◆ **Work to be completed**: Give the number of lines holding the string "matplotlib", and nothing else.
>> START Provided entries
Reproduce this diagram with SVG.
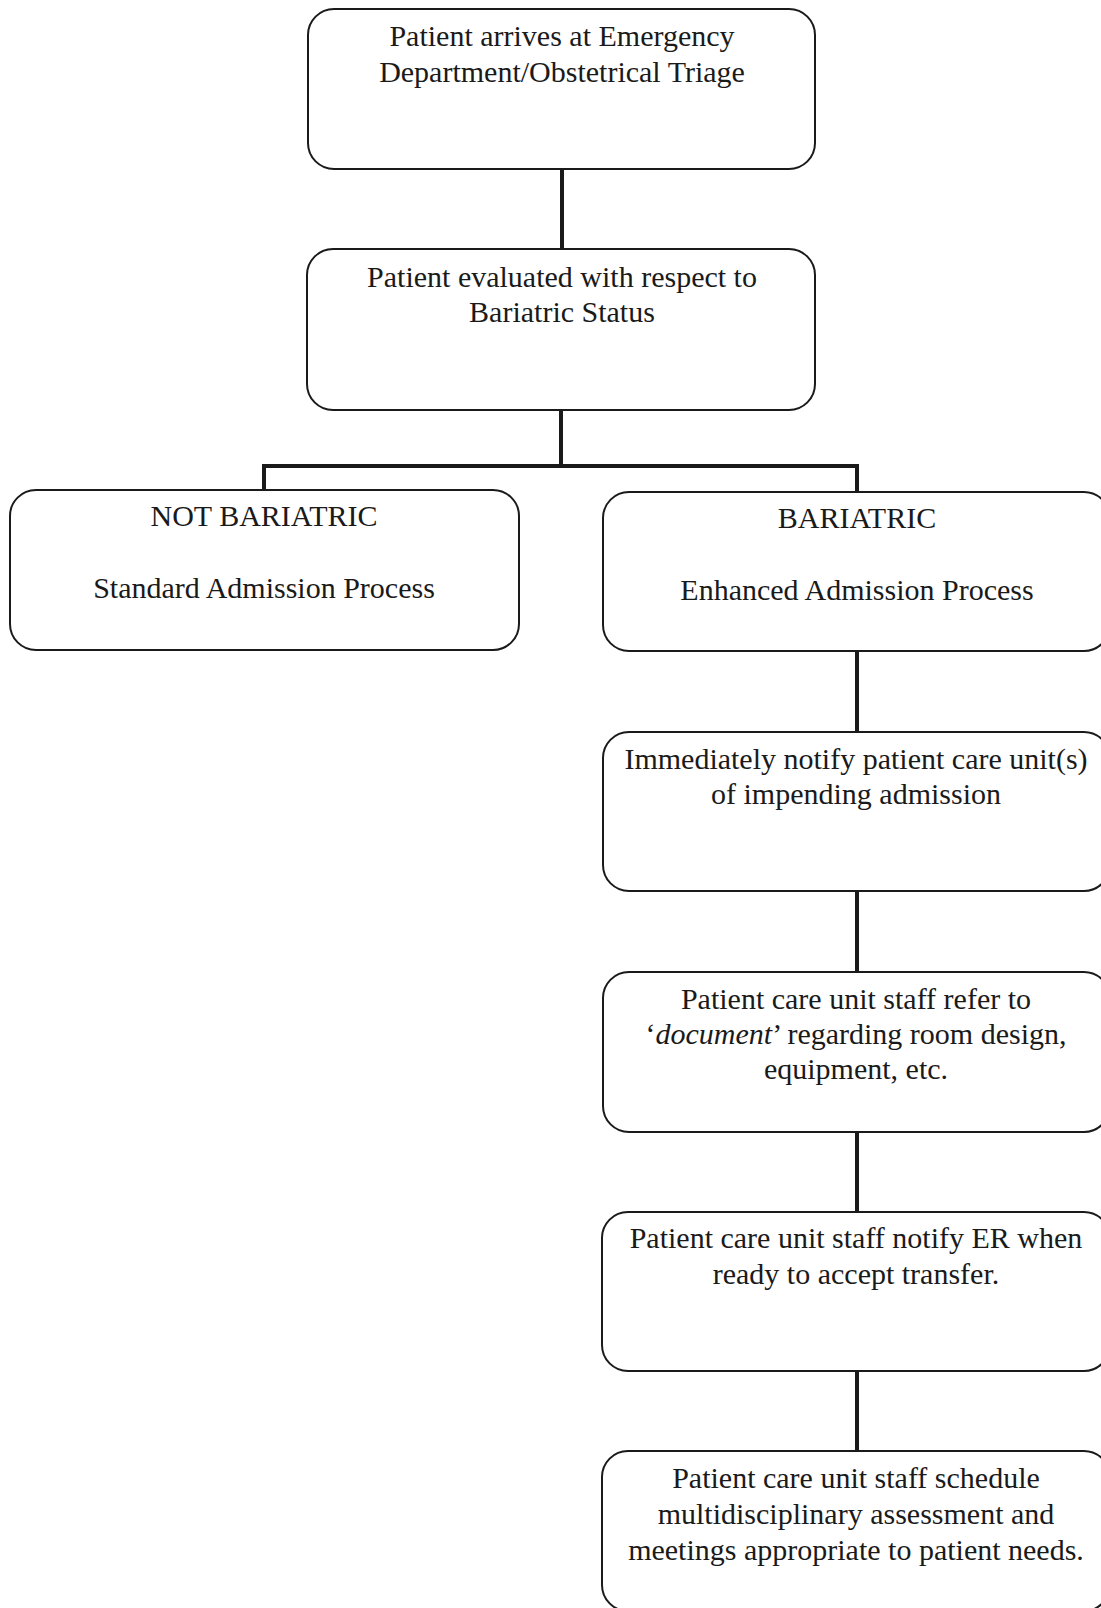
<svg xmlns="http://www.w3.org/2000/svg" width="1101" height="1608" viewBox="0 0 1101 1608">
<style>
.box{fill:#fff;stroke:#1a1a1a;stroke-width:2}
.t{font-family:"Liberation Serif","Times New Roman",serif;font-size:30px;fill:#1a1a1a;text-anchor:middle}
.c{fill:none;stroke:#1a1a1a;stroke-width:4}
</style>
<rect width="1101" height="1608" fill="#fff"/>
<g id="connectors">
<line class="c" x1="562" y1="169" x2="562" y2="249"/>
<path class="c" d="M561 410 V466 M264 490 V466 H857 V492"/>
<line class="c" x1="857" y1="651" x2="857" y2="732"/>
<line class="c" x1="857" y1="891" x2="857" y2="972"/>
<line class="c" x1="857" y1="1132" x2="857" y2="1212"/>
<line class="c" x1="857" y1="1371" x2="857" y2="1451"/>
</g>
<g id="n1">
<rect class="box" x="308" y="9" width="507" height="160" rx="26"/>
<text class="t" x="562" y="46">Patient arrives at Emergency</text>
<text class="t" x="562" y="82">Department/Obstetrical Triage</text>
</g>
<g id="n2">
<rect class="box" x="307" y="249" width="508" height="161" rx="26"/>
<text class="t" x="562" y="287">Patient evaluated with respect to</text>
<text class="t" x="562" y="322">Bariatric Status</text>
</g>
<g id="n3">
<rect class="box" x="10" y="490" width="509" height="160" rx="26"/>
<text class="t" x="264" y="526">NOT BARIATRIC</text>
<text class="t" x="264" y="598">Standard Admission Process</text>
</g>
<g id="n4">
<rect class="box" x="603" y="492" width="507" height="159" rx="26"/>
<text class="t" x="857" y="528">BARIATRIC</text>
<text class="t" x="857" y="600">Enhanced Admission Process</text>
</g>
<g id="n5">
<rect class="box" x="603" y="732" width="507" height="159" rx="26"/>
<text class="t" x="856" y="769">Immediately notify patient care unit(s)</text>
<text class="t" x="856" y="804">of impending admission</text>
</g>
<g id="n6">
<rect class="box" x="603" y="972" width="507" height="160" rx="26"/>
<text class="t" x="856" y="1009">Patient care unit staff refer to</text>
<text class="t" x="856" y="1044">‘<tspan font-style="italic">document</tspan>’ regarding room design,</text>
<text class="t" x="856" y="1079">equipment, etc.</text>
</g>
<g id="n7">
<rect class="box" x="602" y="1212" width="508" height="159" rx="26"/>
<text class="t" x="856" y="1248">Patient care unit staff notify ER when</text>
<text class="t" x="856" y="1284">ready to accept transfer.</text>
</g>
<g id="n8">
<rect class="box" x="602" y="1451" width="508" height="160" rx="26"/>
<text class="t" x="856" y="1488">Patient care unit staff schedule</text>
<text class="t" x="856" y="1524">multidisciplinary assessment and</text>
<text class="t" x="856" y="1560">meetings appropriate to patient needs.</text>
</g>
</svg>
>> END Provided entries
>> START Provided entries
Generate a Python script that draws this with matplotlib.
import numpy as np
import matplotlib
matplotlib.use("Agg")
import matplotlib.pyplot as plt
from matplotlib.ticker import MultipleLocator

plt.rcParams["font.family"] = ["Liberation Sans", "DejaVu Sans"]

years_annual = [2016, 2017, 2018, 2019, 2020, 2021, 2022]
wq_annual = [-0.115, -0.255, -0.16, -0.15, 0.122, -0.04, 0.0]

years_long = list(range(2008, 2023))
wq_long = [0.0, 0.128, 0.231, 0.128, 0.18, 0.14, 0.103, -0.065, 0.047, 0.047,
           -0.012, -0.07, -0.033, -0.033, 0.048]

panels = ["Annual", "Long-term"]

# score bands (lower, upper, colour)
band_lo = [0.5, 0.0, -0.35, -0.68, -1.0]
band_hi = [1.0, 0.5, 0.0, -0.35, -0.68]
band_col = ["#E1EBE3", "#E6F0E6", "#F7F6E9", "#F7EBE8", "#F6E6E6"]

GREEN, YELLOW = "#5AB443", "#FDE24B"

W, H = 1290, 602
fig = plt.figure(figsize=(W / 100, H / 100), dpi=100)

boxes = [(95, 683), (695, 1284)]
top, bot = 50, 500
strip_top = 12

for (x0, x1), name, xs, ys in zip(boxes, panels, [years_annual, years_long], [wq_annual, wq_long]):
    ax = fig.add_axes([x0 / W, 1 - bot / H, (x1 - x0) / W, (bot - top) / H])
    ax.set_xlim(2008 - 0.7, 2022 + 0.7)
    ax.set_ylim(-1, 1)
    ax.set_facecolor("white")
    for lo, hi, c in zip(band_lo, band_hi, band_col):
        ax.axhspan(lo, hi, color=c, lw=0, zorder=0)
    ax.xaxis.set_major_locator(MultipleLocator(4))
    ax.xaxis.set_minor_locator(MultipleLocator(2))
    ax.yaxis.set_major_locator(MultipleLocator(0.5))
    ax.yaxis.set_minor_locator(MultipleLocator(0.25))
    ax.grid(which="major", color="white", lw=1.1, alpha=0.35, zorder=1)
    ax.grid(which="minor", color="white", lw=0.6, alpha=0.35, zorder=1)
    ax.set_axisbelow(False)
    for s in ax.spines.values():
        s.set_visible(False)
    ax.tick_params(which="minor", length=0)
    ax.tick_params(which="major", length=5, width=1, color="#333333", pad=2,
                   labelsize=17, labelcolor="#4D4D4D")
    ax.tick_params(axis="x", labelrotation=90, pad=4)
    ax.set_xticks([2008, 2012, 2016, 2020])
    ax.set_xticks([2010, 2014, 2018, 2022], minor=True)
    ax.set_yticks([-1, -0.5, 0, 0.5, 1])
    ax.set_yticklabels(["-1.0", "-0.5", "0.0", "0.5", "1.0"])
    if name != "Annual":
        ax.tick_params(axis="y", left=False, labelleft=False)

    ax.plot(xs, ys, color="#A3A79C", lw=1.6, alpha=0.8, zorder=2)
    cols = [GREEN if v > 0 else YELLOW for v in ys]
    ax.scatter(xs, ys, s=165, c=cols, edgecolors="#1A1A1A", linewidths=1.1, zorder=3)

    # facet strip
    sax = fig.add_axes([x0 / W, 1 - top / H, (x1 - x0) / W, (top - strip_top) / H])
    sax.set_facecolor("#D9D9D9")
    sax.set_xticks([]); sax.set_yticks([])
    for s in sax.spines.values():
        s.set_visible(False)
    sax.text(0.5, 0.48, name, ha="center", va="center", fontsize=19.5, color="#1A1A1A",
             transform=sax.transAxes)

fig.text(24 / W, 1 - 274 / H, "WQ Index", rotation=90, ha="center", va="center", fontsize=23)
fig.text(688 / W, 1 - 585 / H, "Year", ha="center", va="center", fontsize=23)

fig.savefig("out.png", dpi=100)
>> END Provided entries
◆ **Written answer**: 5